**EXERCISE MATERIAL**.
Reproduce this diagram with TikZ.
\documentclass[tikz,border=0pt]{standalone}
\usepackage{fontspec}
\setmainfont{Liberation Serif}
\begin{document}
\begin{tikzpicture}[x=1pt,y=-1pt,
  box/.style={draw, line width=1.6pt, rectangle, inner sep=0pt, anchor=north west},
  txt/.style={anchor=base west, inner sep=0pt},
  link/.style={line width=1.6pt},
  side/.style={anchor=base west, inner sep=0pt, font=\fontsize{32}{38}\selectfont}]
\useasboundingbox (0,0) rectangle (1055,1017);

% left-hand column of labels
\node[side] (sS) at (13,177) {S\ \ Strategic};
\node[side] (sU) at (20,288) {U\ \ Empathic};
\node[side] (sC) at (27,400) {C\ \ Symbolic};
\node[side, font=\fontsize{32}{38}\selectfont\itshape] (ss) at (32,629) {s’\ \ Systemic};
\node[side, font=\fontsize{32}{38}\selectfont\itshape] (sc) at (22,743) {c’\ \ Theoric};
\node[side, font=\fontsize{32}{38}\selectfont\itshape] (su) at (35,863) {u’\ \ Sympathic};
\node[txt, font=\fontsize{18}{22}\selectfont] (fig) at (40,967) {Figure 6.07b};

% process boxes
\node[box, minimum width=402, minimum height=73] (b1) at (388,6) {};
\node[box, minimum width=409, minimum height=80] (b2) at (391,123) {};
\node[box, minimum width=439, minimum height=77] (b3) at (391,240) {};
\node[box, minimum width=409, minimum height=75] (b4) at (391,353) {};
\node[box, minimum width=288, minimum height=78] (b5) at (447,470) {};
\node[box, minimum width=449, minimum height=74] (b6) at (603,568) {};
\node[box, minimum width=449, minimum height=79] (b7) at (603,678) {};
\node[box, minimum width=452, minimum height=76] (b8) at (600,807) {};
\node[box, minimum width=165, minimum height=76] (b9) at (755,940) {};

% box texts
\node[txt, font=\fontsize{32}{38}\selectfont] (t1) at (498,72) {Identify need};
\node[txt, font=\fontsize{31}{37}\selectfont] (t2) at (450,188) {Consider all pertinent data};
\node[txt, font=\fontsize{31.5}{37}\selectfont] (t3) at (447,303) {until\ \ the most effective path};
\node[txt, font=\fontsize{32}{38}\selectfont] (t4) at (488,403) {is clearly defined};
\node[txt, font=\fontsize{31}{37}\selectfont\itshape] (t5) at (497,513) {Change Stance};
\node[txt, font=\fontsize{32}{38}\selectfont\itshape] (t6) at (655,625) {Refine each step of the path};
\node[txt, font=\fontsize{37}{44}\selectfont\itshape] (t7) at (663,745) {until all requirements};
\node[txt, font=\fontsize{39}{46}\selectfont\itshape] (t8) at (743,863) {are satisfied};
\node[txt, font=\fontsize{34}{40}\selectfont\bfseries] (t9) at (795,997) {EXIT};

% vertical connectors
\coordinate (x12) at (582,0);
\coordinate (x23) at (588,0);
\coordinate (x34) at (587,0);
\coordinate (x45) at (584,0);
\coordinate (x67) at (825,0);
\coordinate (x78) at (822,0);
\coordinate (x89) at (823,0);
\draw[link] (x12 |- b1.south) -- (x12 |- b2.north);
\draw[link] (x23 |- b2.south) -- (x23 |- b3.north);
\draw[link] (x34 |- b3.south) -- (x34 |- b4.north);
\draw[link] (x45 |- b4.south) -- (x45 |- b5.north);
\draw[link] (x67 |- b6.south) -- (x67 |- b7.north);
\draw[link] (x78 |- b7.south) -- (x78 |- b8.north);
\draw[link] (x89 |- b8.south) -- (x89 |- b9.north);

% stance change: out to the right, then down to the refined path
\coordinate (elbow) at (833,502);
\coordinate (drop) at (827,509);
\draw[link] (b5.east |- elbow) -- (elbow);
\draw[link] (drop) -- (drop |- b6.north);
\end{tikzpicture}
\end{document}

* * *

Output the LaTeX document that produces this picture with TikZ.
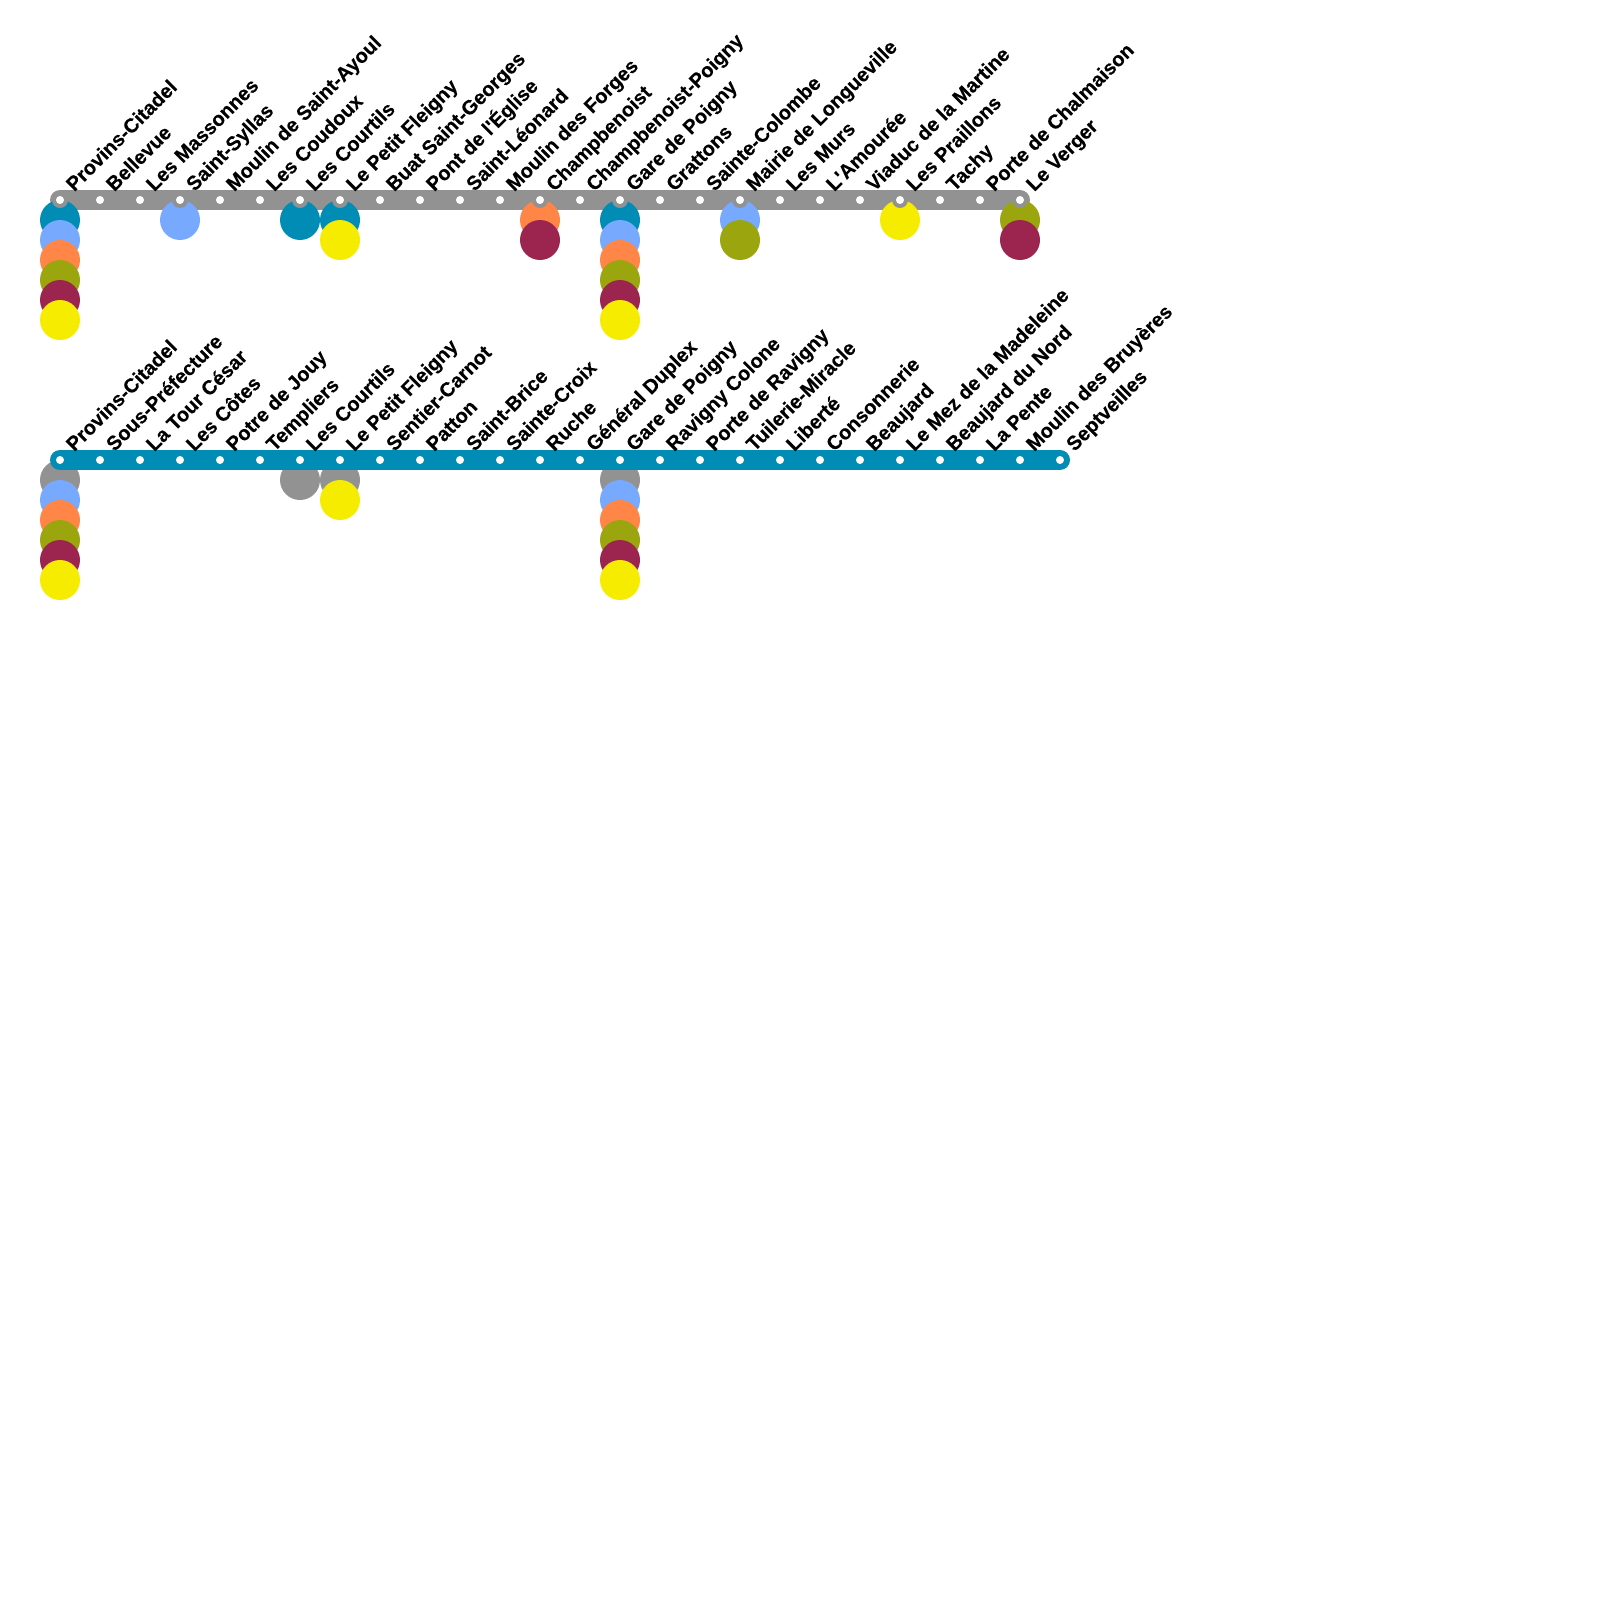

* * *

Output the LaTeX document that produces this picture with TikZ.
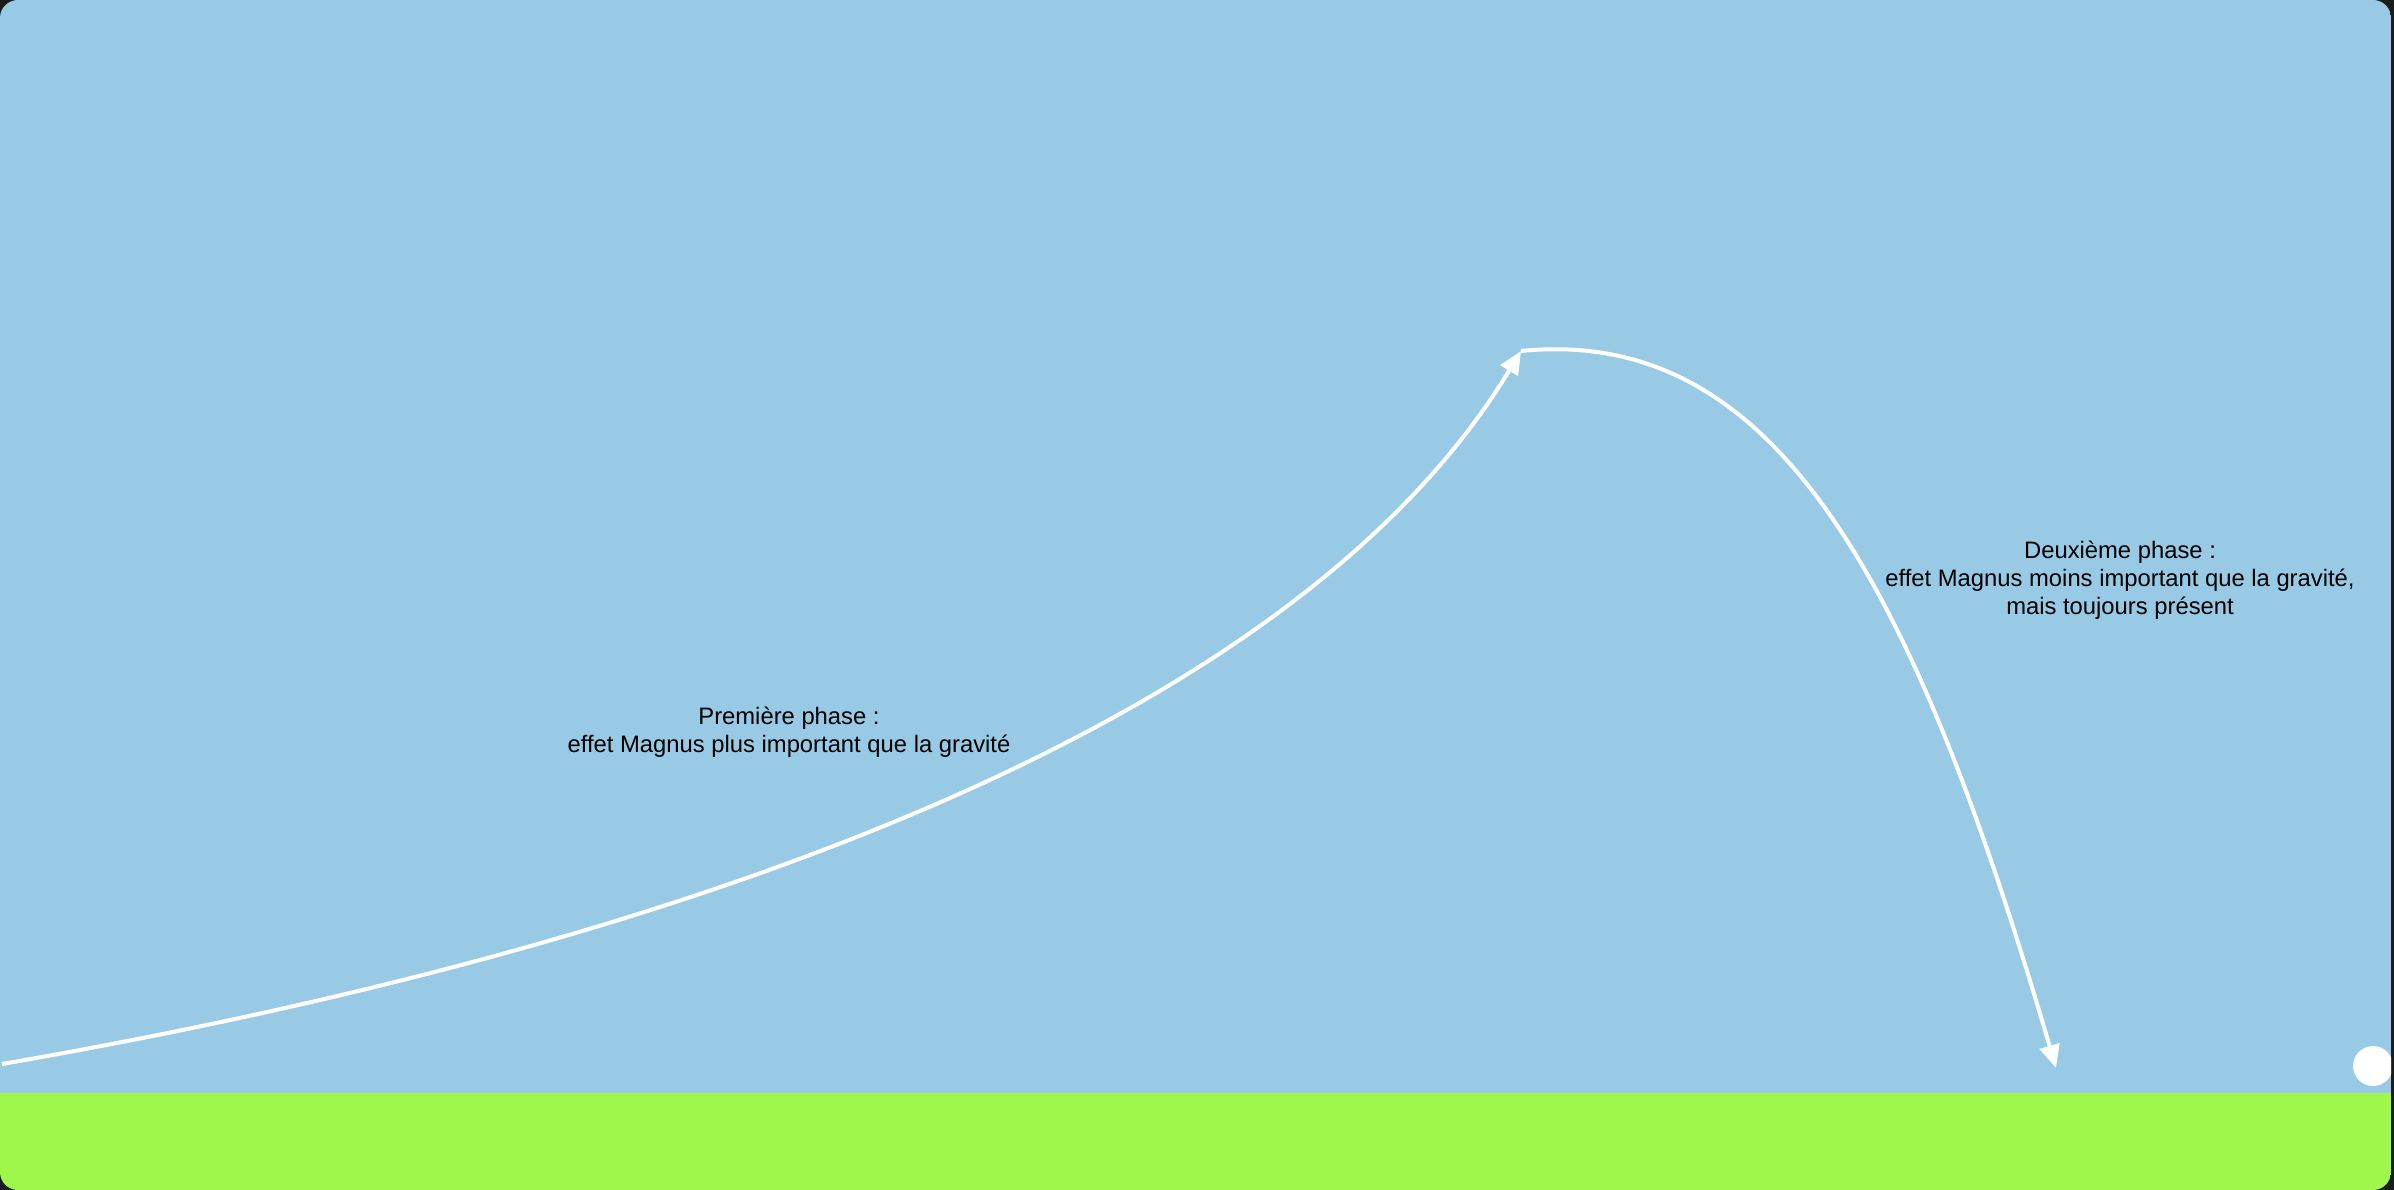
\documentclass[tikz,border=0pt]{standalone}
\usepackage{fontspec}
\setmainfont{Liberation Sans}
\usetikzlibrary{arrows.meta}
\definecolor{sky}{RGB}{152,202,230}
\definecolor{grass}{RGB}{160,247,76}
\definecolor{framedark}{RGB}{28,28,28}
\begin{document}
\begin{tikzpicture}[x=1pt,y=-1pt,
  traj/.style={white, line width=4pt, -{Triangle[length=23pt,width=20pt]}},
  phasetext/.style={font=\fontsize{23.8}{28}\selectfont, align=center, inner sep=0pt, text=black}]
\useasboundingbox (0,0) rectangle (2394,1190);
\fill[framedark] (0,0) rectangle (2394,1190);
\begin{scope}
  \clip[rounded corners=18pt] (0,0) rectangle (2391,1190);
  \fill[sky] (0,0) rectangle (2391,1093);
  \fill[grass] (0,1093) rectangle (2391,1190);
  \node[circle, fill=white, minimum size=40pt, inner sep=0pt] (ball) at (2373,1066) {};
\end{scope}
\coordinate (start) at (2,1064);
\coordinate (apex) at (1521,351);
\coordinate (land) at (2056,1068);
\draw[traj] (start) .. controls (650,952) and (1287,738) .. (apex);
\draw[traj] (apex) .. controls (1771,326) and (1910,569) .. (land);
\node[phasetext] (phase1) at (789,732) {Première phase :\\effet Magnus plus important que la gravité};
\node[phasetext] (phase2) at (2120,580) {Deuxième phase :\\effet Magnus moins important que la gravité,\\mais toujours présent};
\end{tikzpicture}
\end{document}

**GOAL OF THE EXERCISE**. Set down exactly the lines from the line that contains "Reproduce this diagram with TikZ." to the line that contains "minimum width=165, minimum", both lines included, and nothing more.

**RESPONSE TO THE EXERCISE**.
Reproduce this diagram with TikZ.
\documentclass[tikz,border=0pt]{standalone}
\usepackage{fontspec}
\setmainfont{Liberation Serif}
\begin{document}
\begin{tikzpicture}[x=1pt,y=-1pt,
  box/.style={draw, line width=1.6pt, rectangle, inner sep=0pt, anchor=north west},
  txt/.style={anchor=base west, inner sep=0pt},
  link/.style={line width=1.6pt},
  side/.style={anchor=base west, inner sep=0pt, font=\fontsize{32}{38}\selectfont}]
\useasboundingbox (0,0) rectangle (1055,1017);

% left-hand column of labels
\node[side] (sS) at (13,177) {S\ \ Strategic};
\node[side] (sU) at (20,288) {U\ \ Empathic};
\node[side] (sC) at (27,400) {C\ \ Symbolic};
\node[side, font=\fontsize{32}{38}\selectfont\itshape] (ss) at (32,629) {s’\ \ Systemic};
\node[side, font=\fontsize{32}{38}\selectfont\itshape] (sc) at (22,743) {c’\ \ Theoric};
\node[side, font=\fontsize{32}{38}\selectfont\itshape] (su) at (35,863) {u’\ \ Sympathic};
\node[txt, font=\fontsize{18}{22}\selectfont] (fig) at (40,967) {Figure 6.07b};

% process boxes
\node[box, minimum width=402, minimum height=73] (b1) at (388,6) {};
\node[box, minimum width=409, minimum height=80] (b2) at (391,123) {};
\node[box, minimum width=439, minimum height=77] (b3) at (391,240) {};
\node[box, minimum width=409, minimum height=75] (b4) at (391,353) {};
\node[box, minimum width=288, minimum height=78] (b5) at (447,470) {};
\node[box, minimum width=449, minimum height=74] (b6) at (603,568) {};
\node[box, minimum width=449, minimum height=79] (b7) at (603,678) {};
\node[box, minimum width=452, minimum height=76] (b8) at (600,807) {};
\node[box, minimum width=165, minimum height=76] (b9) at (755,940) {};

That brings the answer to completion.